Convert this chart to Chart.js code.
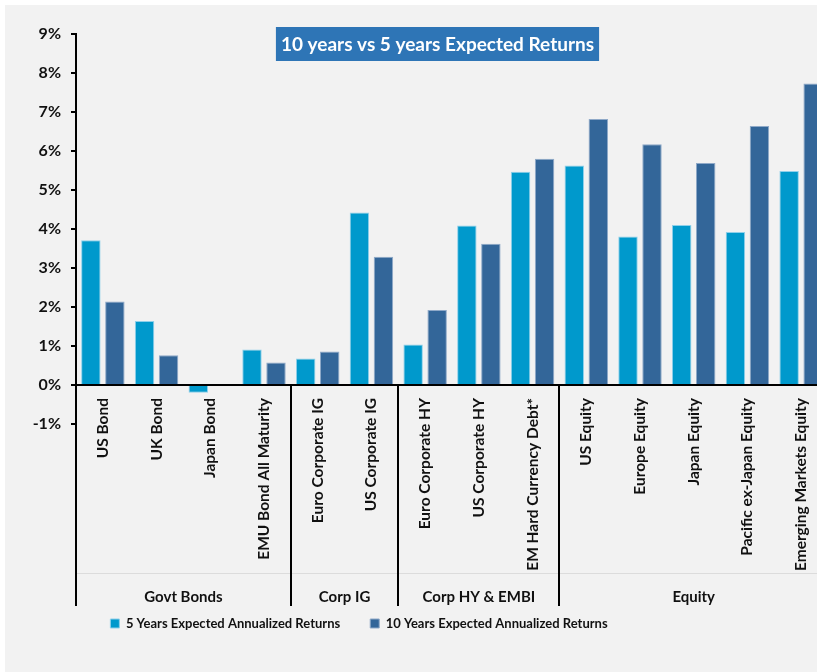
<!DOCTYPE html>
<html>
<head>
<meta charset="utf-8">
<script src="https://cdn.jsdelivr.net/npm/chart.js@4.4.1/dist/chart.umd.min.js"></script>
<style>
    body { margin: 0; background: #ffffff; overflow: hidden; }
    #wrap { position: absolute; left: 5px; top: 5px; width: 812px; height: 667px; overflow: hidden; background: #f2f2f2; }
</style>
</head>
<body>
<div id="wrap"><canvas id="chartRetornos" width="840" height="667"></canvas></div>
<script>
// Dados do gráfico
const categorias = ['US Bond', 'UK Bond', 'Japan Bond', 'EMU Bond All Maturity', 'Euro Corporate IG', 'US Corporate IG',
    'Euro Corporate HY', 'US Corporate HY', 'EM Hard Currency Debt*', 'US Equity', 'Europe Equity', 'Japan Equity',
    'Pacific ex-Japan Equity', 'Emerging Markets Equity'];
const retorno5Anos = [3.71, 1.64, -0.2, 0.91, 0.68, 4.42, 1.04, 4.09, 5.47, 5.63, 3.81, 4.10, 3.92, 5.49];
const retorno10Anos = [2.14, 0.76, 0, 0.58, 0.86, 3.29, 1.92, 3.62, 5.80, 6.82, 6.17, 5.69, 6.64, 7.73];
const grupos = ['Govt Bonds', 'Corp IG', 'Corp HY & EMBI', 'Equity'];
const tamanhoGrupos = [4, 2, 3, 5];
const tituloTexto = '10 years vs 5 years Expected Returns';

// limites e centros dos grupos (em unidades de categoria)
const limitesGrupos = [0];
tamanhoGrupos.forEach(n => limitesGrupos.push(limitesGrupos[limitesGrupos.length - 1] + n));
const centrosGrupos = tamanhoGrupos.map((n, i) => limitesGrupos[i] + n / 2);

const FONTE = 'Lato, "Open Sans", sans-serif';
const COR_TEXTO = '#111111';

// Caixa do título e linhas separadoras dos grupos
const extrasPlugin = {
    id: 'extras',
    afterLayout(chart) {
        // posiciona a legenda como no original (mais à esquerda e logo abaixo dos grupos)
        const lg = chart.legend;
        lg.left = 0;
        lg.right = 708;
        lg.top = 582;
        lg.bottom = lg.top + lg.height;
    },
    afterDraw(chart) {
        const ctx = chart.ctx;
        const grp = chart.scales.grp;
        const y0 = chart.scales.y.getPixelForValue(0);
        const yFim = 601;
        ctx.save();
        // linha clara entre rótulos e grupos
        ctx.strokeStyle = '#dcdcdc';
        ctx.lineWidth = 1;
        ctx.beginPath();
        ctx.moveTo(chart.chartArea.left, 568.5);
        ctx.lineTo(chart.chartArea.right, 568.5);
        ctx.stroke();
        ctx.strokeStyle = '#000000';
        ctx.lineWidth = 2;
        limitesGrupos.slice(0, -1).forEach(b => {
            const px = Math.round(grp.getPixelForValue(b));
            ctx.beginPath();
            ctx.moveTo(px, b === 0 ? chart.chartArea.bottom : y0);
            ctx.lineTo(px, yFim);
            ctx.stroke();
        });
        // título
        ctx.font = 'bold 19px ' + FONTE;
        const larg = ctx.measureText(tituloTexto).width;
        const cx = 432.5, cy = 39;
        ctx.fillStyle = '#2e75b6';
        ctx.fillRect(cx - larg / 2 - 5, cy - 17, larg + 10, 34);
        ctx.fillStyle = '#ffffff';
        ctx.textAlign = 'center';
        ctx.textBaseline = 'middle';
        ctx.fillText(tituloTexto, cx, cy + 1);
        ctx.restore();
    }
};

const ctxRetornos = document.getElementById('chartRetornos').getContext('2d');
new Chart(ctxRetornos, {
    type: 'bar',
    data: {
        labels: categorias,
        datasets: [
            {
                label: '5 Years Expected Annualized Returns',
                data: retorno5Anos,
                backgroundColor: '#0099cc',
                borderColor: '#8fd0ea',
                borderWidth: 1,
                categoryPercentage: 0.894,
                barPercentage: 0.81,
            },
            {
                label: '10 Years Expected Annualized Returns',
                data: retorno10Anos,
                backgroundColor: '#336699',
                borderColor: '#8fa9c8',
                borderWidth: 1,
                categoryPercentage: 0.894,
                barPercentage: 0.81,
            },
        ],
    },
    options: {
        responsive: false,
        animation: false,
        devicePixelRatio: 1,
        layout: { padding: { left: 0, right: 17, top: 29, bottom: 13 } },
        plugins: {
            tooltip: { enabled: false },
            legend: {
                position: 'bottom',
                align: 'center',
                labels: {
                    boxWidth: 9,
                    boxHeight: 9,
                    padding: 30,
                    color: COR_TEXTO,
                    font: { family: FONTE, size: 13, weight: 'bold' },
                },
            },
        },
        scales: {
            x: {
                position: { y: 0 },
                grid: { drawOnChartArea: false, drawTicks: false },
                border: { display: true, color: '#000000', width: 2 },
                ticks: {
                    minRotation: 90,
                    maxRotation: 90,
                    autoSkip: false,
                    padding: 13,
                    color: COR_TEXTO,
                    font: { family: FONTE, size: 15.5, weight: 'bold' },
                },
            },
            // eixo auxiliar só para os nomes dos grupos
            grp: {
                type: 'linear',
                position: 'bottom',
                offset: false,
                min: 0,
                max: categorias.length,
                grid: { display: false, drawTicks: false, offset: false },
                border: { display: false },
                afterBuildTicks: scale => {
                    scale.ticks = centrosGrupos.map(v => ({ value: v }));
                },
                afterFit: scale => {
                    scale.height = 182;
                    // o padding grande dos rótulos não deve encolher a área do gráfico
                    scale.paddingLeft = 0;
                    scale.paddingRight = 0;
                },
                ticks: {
                    autoSkip: false,
                    maxRotation: 0,
                    padding: 164,
                    color: COR_TEXTO,
                    font: { family: FONTE, size: 15, weight: 'bold' },
                    callback: (v, i) => grupos[i],
                },
            },
            y: {
                min: -1,
                max: 9,
                afterFit: scale => {
                    scale.width = 71;
                },
                ticks: {
                    stepSize: 1,
                    padding: 10,
                    color: COR_TEXTO,
                    font: { family: FONTE, size: 16, weight: 'bold' },
                    callback: v => v + '%',
                },
                grid: { drawOnChartArea: false, tickLength: 5, color: '#000000', lineWidth: 2 },
                border: { display: true, color: '#000000', width: 2 },
            },
        },
    },
    plugins: [extrasPlugin],
});
</script>
</body>
</html>
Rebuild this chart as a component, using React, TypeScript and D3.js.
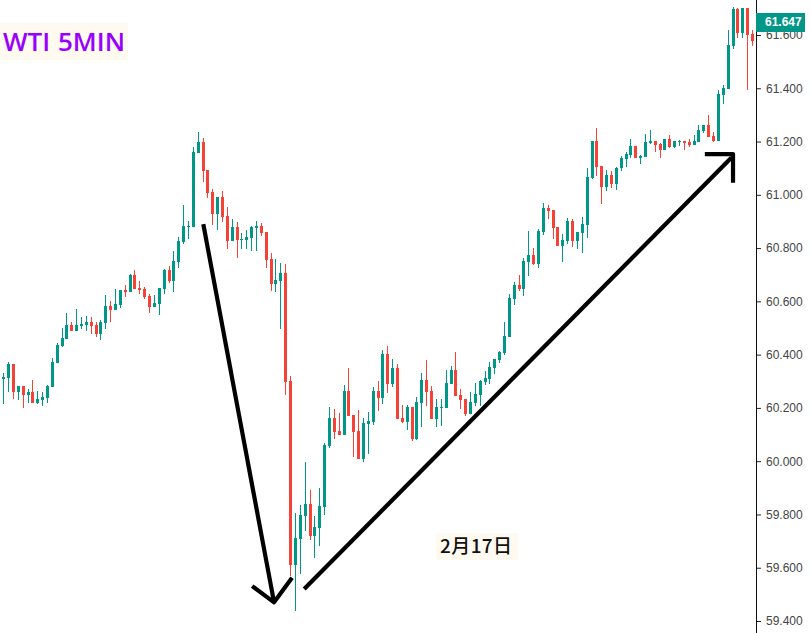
import React, { useRef, useEffect } from 'react'
import * as d3 from 'd3'

const opens = [
  60.309, 60.312, 60.365, 60.260, 60.282, 60.249, 60.260, 60.219, 60.230, 60.237,
  60.279, 60.369, 60.433, 60.459, 60.511, 60.489, 60.508, 60.511, 60.523, 60.511,
  60.478, 60.519, 60.583, 60.568, 60.586, 60.643, 60.635, 60.699, 60.650, 60.646,
  60.620, 60.579, 60.590, 60.646, 60.718, 60.676, 60.748, 60.823, 60.879, 60.879,
  61.157, 61.198, 61.093, 61.011, 60.928, 60.992, 60.920, 60.827, 60.879, 60.830,
  60.830, 60.838, 60.876, 60.883, 60.861, 60.759, 60.665, 60.676, 60.706, 60.301,
  59.611, 59.708, 59.794, 59.839, 59.719, 59.749, 59.828, 60.057, 60.162, 60.114,
  60.098, 60.264, 60.174, 60.114, 60.008, 60.140, 60.147, 60.264, 60.237, 60.402,
  60.290, 60.350, 60.162, 60.147, 60.204, 60.083, 60.219, 60.305, 60.264, 60.159,
  60.200, 60.200, 60.290, 60.342, 60.249, 60.234, 60.177, 60.219, 60.249, 60.297,
  60.309, 60.350, 60.380, 60.406, 60.466, 60.609, 60.661, 60.646, 60.748, 60.774,
  60.740, 60.861, 60.951, 60.943, 60.879, 60.808, 60.827, 60.902, 60.827, 60.857,
  60.887, 61.063, 61.202, 61.108, 61.030, 61.075, 61.041, 61.101, 61.135, 61.150,
  61.183, 61.138, 61.142, 61.195, 61.202, 61.191, 61.168, 61.210, 61.180, 61.198,
  61.202, 61.198, 61.187, 61.198, 61.240, 61.262, 61.221, 61.202, 61.375, 61.397,
  61.559, 61.698, 61.607, 61.701, 61.604,
]
const highs = [
  60.331, 60.372, 60.365, 60.282, 60.282, 60.271, 60.305, 60.264, 60.260, 60.286,
  60.387, 60.444, 60.500, 60.556, 60.523, 60.571, 60.541, 60.545, 60.541, 60.523,
  60.530, 60.624, 60.601, 60.646, 60.643, 60.661, 60.703, 60.718, 60.676, 60.654,
  60.628, 60.624, 60.650, 60.721, 60.733, 60.789, 60.842, 60.962, 60.902, 61.179,
  61.236, 61.213, 61.093, 61.022, 60.992, 61.014, 60.954, 60.909, 60.898, 60.857,
  60.868, 60.883, 60.902, 60.894, 60.861, 60.782, 60.759, 60.744, 60.740, 60.320,
  59.806, 59.836, 59.997, 59.892, 59.794, 59.900, 60.068, 60.204, 60.196, 60.181,
  60.286, 60.350, 60.174, 60.192, 60.162, 60.185, 60.279, 60.301, 60.417, 60.433,
  60.384, 60.365, 60.211, 60.211, 60.204, 60.241, 60.331, 60.380, 60.282, 60.234,
  60.234, 60.342, 60.357, 60.410, 60.271, 60.234, 60.260, 60.294, 60.305, 60.339,
  60.372, 60.384, 60.414, 60.523, 60.628, 60.673, 60.699, 60.763, 60.864, 60.800,
  60.872, 60.969, 60.962, 60.943, 60.879, 60.853, 60.913, 60.909, 60.861, 60.917,
  61.101, 61.202, 61.251, 61.108, 61.093, 61.090, 61.105, 61.146, 61.161, 61.210,
  61.183, 61.150, 61.228, 61.243, 61.202, 61.195, 61.210, 61.225, 61.202, 61.206,
  61.202, 61.210, 61.225, 61.262, 61.262, 61.300, 61.236, 61.394, 61.412, 61.619,
  61.705, 61.701, 61.701, 61.701, 61.619,
]
const lows = [
  60.215, 60.260, 60.234, 60.230, 60.200, 60.219, 60.219, 60.215, 60.207, 60.219,
  60.279, 60.369, 60.429, 60.459, 60.489, 60.489, 60.496, 60.489, 60.478, 60.466,
  60.455, 60.496, 60.523, 60.568, 60.575, 60.616, 60.635, 60.646, 60.628, 60.609,
  60.556, 60.579, 60.549, 60.628, 60.669, 60.635, 60.725, 60.815, 60.834, 60.879,
  61.157, 61.048, 60.988, 60.887, 60.868, 60.898, 60.797, 60.827, 60.763, 60.797,
  60.797, 60.789, 60.789, 60.846, 60.725, 60.639, 60.635, 60.496, 60.249, 59.569,
  59.438, 59.577, 59.738, 59.704, 59.637, 59.682, 59.798, 60.050, 60.083, 60.098,
  60.098, 60.170, 60.016, 60.008, 59.997, 60.027, 60.136, 60.189, 60.215, 60.256,
  60.279, 60.159, 60.144, 60.117, 60.076, 60.080, 60.129, 60.207, 60.159, 60.129,
  60.132, 60.200, 60.290, 60.245, 60.196, 60.170, 60.177, 60.207, 60.207, 60.286,
  60.290, 60.327, 60.369, 60.399, 60.466, 60.586, 60.639, 60.620, 60.695, 60.737,
  60.725, 60.849, 60.909, 60.834, 60.808, 60.748, 60.815, 60.804, 60.797, 60.782,
  60.838, 61.059, 61.071, 60.966, 61.015, 61.026, 61.018, 61.090, 61.105, 61.138,
  61.138, 61.116, 61.142, 61.191, 61.161, 61.138, 61.168, 61.176, 61.176, 61.183,
  61.168, 61.180, 61.187, 61.198, 61.232, 61.217, 61.198, 61.202, 61.341, 61.397,
  61.547, 61.589, 61.589, 61.394, 61.559,
]
const closes = [
  60.316, 60.365, 60.260, 60.282, 60.249, 60.260, 60.219, 60.234, 60.241, 60.282,
  60.372, 60.436, 60.463, 60.511, 60.489, 60.511, 60.515, 60.523, 60.508, 60.478,
  60.523, 60.583, 60.568, 60.590, 60.643, 60.635, 60.699, 60.646, 60.643, 60.616,
  60.579, 60.594, 60.650, 60.718, 60.676, 60.751, 60.827, 60.883, 60.883, 61.161,
  61.198, 61.089, 61.007, 60.928, 60.992, 60.917, 60.827, 60.879, 60.830, 60.834,
  60.842, 60.879, 60.883, 60.857, 60.755, 60.665, 60.680, 60.706, 60.297, 59.611,
  59.712, 59.798, 59.839, 59.719, 59.753, 59.832, 60.061, 60.162, 60.110, 60.098,
  60.264, 60.170, 60.110, 60.008, 60.144, 60.151, 60.264, 60.237, 60.402, 60.290,
  60.350, 60.159, 60.147, 60.204, 60.083, 60.222, 60.305, 60.260, 60.159, 60.204,
  60.204, 60.294, 60.342, 60.245, 60.230, 60.177, 60.222, 60.252, 60.301, 60.312,
  60.354, 60.384, 60.410, 60.470, 60.613, 60.661, 60.646, 60.751, 60.774, 60.740,
  60.864, 60.951, 60.939, 60.876, 60.808, 60.830, 60.902, 60.827, 60.861, 60.891,
  61.067, 61.202, 61.105, 61.030, 61.075, 61.041, 61.101, 61.138, 61.153, 61.183,
  61.138, 61.146, 61.198, 61.202, 61.187, 61.168, 61.210, 61.180, 61.202, 61.202,
  61.195, 61.187, 61.202, 61.243, 61.262, 61.217, 61.202, 61.379, 61.401, 61.562,
  61.698, 61.607, 61.701, 61.600, 61.577,
]

const priceTicks = [59.4, 59.6, 59.8, 60.0, 60.2, 60.4, 60.6, 60.8, 61.0, 61.2, 61.4, 61.6]
const lastPrice = 61.647

// hand drawn arrows, in [candle index, price]
const downArrow: [number, number][] = [[41.05, 60.890], [55.6, 59.470]]
const downArrowHead: [number, number][] = [[51.1, 59.531], [55.6, 59.470], [59.3, 59.562]]
const upArrow: [number, number][] = [[61.8, 59.520], [149.7, 61.140]]
const upArrowHead: [number, number][] = [[144.2, 61.153], [150.0, 61.153], [150.0, 61.045]]

const titleText = 'WTI 5MIN'
const dateText = '2月17日'

const W = 811
const H = 633
const GREEN = '#009688'
const RED = '#f44336'

export default function App() {
  const svgRef = useRef<SVGSVGElement>(null)

  useEffect(() => {
    if (!svgRef.current) return
    const svg = d3.select(svgRef.current)
    svg.selectAll('*').remove()

    const axisX = 756

    const x = d3.scaleLinear().domain([0, opens.length - 1]).range([3.72, 752.47])
    const y = d3.scaleLinear().domain([59.4, 61.6]).range([621, 35])

    const idx = d3.range(opens.length)
    const color = (i: number) => (closes[i] >= opens[i] ? GREEN : RED)

    const candles = svg.append('g').attr('shape-rendering', 'crispEdges')

    // wicks
    candles.selectAll('.wick')
      .data(idx)
      .join('rect')
      .attr('class', 'wick')
      .attr('x', i => Math.floor(x(i)))
      .attr('y', i => Math.round(y(highs[i])))
      .attr('width', 1)
      .attr('height', i => Math.max(1, Math.round(y(lows[i])) - Math.round(y(highs[i]))))
      .attr('fill', color)

    // bodies
    candles.selectAll('.body')
      .data(idx)
      .join('rect')
      .attr('class', 'body')
      .attr('x', i => Math.floor(x(i)) - 1)
      .attr('y', i => Math.round(y(Math.max(opens[i], closes[i]))))
      .attr('width', 3)
      .attr('height', i => Math.max(1, Math.round(y(Math.min(opens[i], closes[i]))) - Math.round(y(Math.max(opens[i], closes[i])))))
      .attr('fill', color)

    // Arrows
    const line = d3.line<[number, number]>().x(d => x(d[0])).y(d => y(d[1]))
    ;[downArrow, downArrowHead, upArrow, upArrowHead].forEach(pts => {
      svg.append('path')
        .attr('d', line(pts))
        .attr('fill', 'none')
        .attr('stroke', '#000')
        .attr('stroke-width', 4.2)
        .attr('stroke-linejoin', 'round')
    })

    // Price axis
    const yAxis = svg.append('g')
      .attr('transform', `translate(${axisX},0)`)
      .call(d3.axisRight(y).tickValues(priceTicks).tickSize(5).tickPadding(5).tickFormat(d3.format('.3f')))
    yAxis.select('.domain').remove()
    yAxis.selectAll('text')
      .attr('fill', '#444')
      .attr('font-size', 12)
      .attr('font-family', '"Liberation Sans", Arial, sans-serif')
    yAxis.selectAll('line').attr('stroke', '#222')

    svg.append('line')
      .attr('x1', axisX + 0.5).attr('x2', axisX + 0.5)
      .attr('y1', 0).attr('y2', H)
      .attr('stroke', '#111')

    // Last price label
    svg.append('rect')
      .attr('x', axisX).attr('y', y(lastPrice) - 9.5)
      .attr('width', 49).attr('height', 19)
      .attr('fill', GREEN)
    svg.append('text')
      .attr('x', axisX + 9).attr('y', y(lastPrice) + 4)
      .attr('fill', '#fff')
      .attr('font-size', 12)
      .attr('font-weight', 'bold')
      .attr('font-family', '"Liberation Sans", Arial, sans-serif')
      .text(d3.format('.3f')(lastPrice))

    // Title
    svg.append('rect')
      .attr('x', 0).attr('y', 23).attr('width', 128).attr('height', 37)
      .attr('fill', '#fffaf0')
    svg.append('text')
      .attr('x', 3).attr('y', 51)
      .attr('fill', '#9900ff')
      .attr('font-size', 26)
      .attr('font-weight', 600)
      .attr('font-family', '"Open Sans", sans-serif')
      .attr('word-spacing', 1)
      .text(titleText)

    // Date note
    svg.append('rect')
      .attr('x', 436).attr('y', 533).attr('width', 82).attr('height', 27)
      .attr('fill', '#fffaf0')
    svg.append('text')
      .attr('x', 440).attr('y', 553)
      .attr('fill', '#111')
      .attr('font-size', 19)
      .attr('font-weight', 500)
      .attr('letter-spacing', 0.4)
      .attr('font-family', '"Noto Sans CJK SC", sans-serif')
      .text(dateText)
  }, [])

  return (
    <svg
      ref={svgRef}
      width={W}
      height={H}
      style={{ position: 'absolute', left: 0, top: 0, background: '#fff' }}
    />
  )
}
※ ※ ※
Requirements:
Set down again, exactly, the lines of the material above from its first line to the one with "const centrosGrupos = tamanhoGrupos.map((n, i)", inclusive. Leave the pictures out.

Completed task:
Convert this chart to Chart.js code.
<!DOCTYPE html>
<html>
<head>
<meta charset="utf-8">
<script src="https://cdn.jsdelivr.net/npm/chart.js@4.4.1/dist/chart.umd.min.js"></script>
<style>
    body { margin: 0; background: #ffffff; overflow: hidden; }
    #wrap { position: absolute; left: 5px; top: 5px; width: 812px; height: 667px; overflow: hidden; background: #f2f2f2; }
</style>
</head>
<body>
<div id="wrap"><canvas id="chartRetornos" width="840" height="667"></canvas></div>
<script>
// Dados do gráfico
const categorias = ['US Bond', 'UK Bond', 'Japan Bond', 'EMU Bond All Maturity', 'Euro Corporate IG', 'US Corporate IG',
    'Euro Corporate HY', 'US Corporate HY', 'EM Hard Currency Debt*', 'US Equity', 'Europe Equity', 'Japan Equity',
    'Pacific ex-Japan Equity', 'Emerging Markets Equity'];
const retorno5Anos = [3.71, 1.64, -0.2, 0.91, 0.68, 4.42, 1.04, 4.09, 5.47, 5.63, 3.81, 4.10, 3.92, 5.49];
const retorno10Anos = [2.14, 0.76, 0, 0.58, 0.86, 3.29, 1.92, 3.62, 5.80, 6.82, 6.17, 5.69, 6.64, 7.73];
const grupos = ['Govt Bonds', 'Corp IG', 'Corp HY & EMBI', 'Equity'];
const tamanhoGrupos = [4, 2, 3, 5];
const tituloTexto = '10 years vs 5 years Expected Returns';

// limites e centros dos grupos (em unidades de categoria)
const limitesGrupos = [0];
tamanhoGrupos.forEach(n => limitesGrupos.push(limitesGrupos[limitesGrupos.length - 1] + n));
const centrosGrupos = tamanhoGrupos.map((n, i) => limitesGrupos[i] + n / 2);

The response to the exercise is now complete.